The Later Years (1850-1892)

Announcement Date: November 21, 2015

After the beginning of the second half of the nineteenth century, many events affected the daily lives of Pre-Barrington and South Jersey residents. Some of these events were the creation of Centre Township, free public education, government aid to farmers and stimulation of agricultural education. The population exploded in the Philadelphia and Camden area, due to the industrialization of these communities. Railroads were built between Philadelphia and Atlantic City and this helped spur real estate development in South Jersey. Better transportation provided opportunities for closer participation in county government by local individuals.

Within the new Camden County the pattern of population suggested another local government change, and accordingly, Centre Township was created in 1855. It was composed of farmlands in and around villages known at that time as Snow Hill (Lawnside), Greenland (Magnolia) and Mt. Ephraim. Officers of the township government were, naturally enough, local farmers, merchants or professional men from the farms and villages. The creation of that government gave Pre-Barrington farmers, township officials and neighbors of such officials a political identity. It enabled them to express the interest of the farm community in such questions as local roads, tax assessments and schools.

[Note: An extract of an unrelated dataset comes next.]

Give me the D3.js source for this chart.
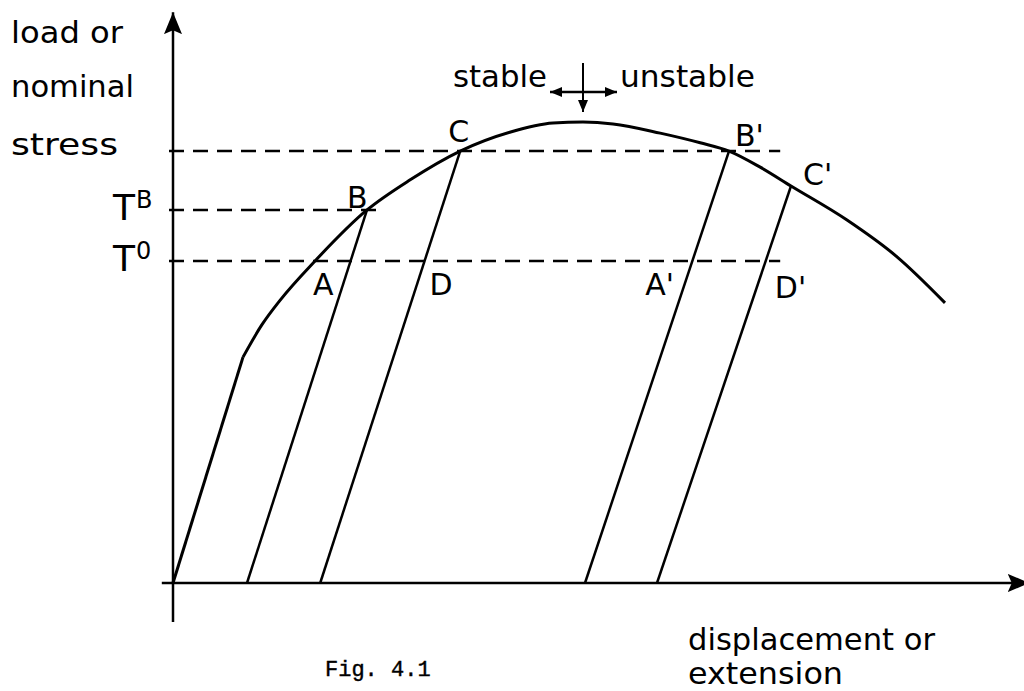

The elementary school system in New Jersey made substantial advances after 1868. In 1874 assistance was given to smaller townships in rural areas to build schoolhouses and many were constructed between 1868 and 1872. About fifty elementary schools accommodated pupils in Camden County and outside the city of Camden by the end of the century. School for the Pre-Barrington area was the Mt. Ephraim School, constructed in 1825. A school was built in 1853 at Irish Hill in present Runnemede and was occupied until 1891 when a new structure was erected. In 1855 a public school was built in Greenland, an area which is now Magnolia, at White Horse Pike and Davis Road.

Railroad investors and real estate promoters entered into an undertaking that seemed hazardous at the time. They built the Camden and Atlantic Railroad in 1854 which ran through Haddonfield and Long-a-Coming (Berlin) to the ocean. Their expectation was the development of a seashore resort, which would attract thousands of business executives and workers, mainly from the Philadelphia area and that both railroad and real estate promoters would profit. A competing line, the Philadelphia and Atlantic City Railway, passing through Pre-Barrington (the railroad station was called Dentdale), was completed in 1877. The name of the line was changed in 1883 to the Philadelphia and Atlantic City Railroad and was controlled by the Philadelphia and Reading Railroad Company. Barrington residents called it the Reading Railroad and Reading Avenue went directly to the station. As the railroad tracks were being laid, and even before, farm lands along the Philadelphia and Atlantic City railway were bought up by investors who saw bright prospects in laying out towns and selling lots mainly to people from Philadelphia who wanted to get away from the crowded city and move “to the country.” Competition for the purchase of farmlands brought about increases in the value of those lands. Investors and land speculators evidently believed the building of towns was good business. As a result of those activities, small residential communities sprang up in the 1880s and 1890s along the railroad.

Shortly after 1880, residents could tell their friends they lived in Barrington. In 1880, Burr Haines acquired a large tract of land on Clements Bridge Road and sold part of it to a syndicate. The name “Burrwood” was proposed for the sold portion. William Simpson, however, a member of the syndicate impressed with the beauty of Great Barrington, his former home in Massachusetts, won over his colleagues, naming the tract “Barrington.” In the first few years of development lots on Clements Bridge Road and on Barrington, Second, Reading, Kingston, Austin, Albany and Haines Avenues were sold. About a dozen houses were built on them by the end of the century. The name of Barrington was applied not only to the lands developed for residences but also to those farmlands that extended farther west to what became Bellmawr and Runnemede and to the south which became Lawnside and Magnolia. The whole area was part of and governed by Centre Township. By the end of the nineteenth century, probably a hundred people lived on the farmlands and eighty people in “town.”

Clyde Clark might have thought how much better off he was than his ancestor, William Clark, whose household luxuries consisted of little more than a thermometer and a pendulum clock. Modern farmers could use disc cultivators, Portland cement and could fence in their property with barbed wire. They could write with a fountain pen, could shave with safety razors and wear celluloid collars to church. They could shop in retail stores in nearby towns or at department stores in Philadelphia for factory-made men’s suits and women’s coats. They could telephone from Haddonfield. They could order articles from Sears & Roebuck by mall and pick up the articles, when they arrived, at the post office in Mt. Ephraim. Sewing machines, carpet sweepers and cream separators were in use and Mason jars were available for preserving fresh fruits and vegetables for winter. Clyde Clark’s family took pictures with a camera and listened to the talking machine in the parlor. He surely was thankful for such a high living standard and wondered what further advances could possibly be in store for future generations.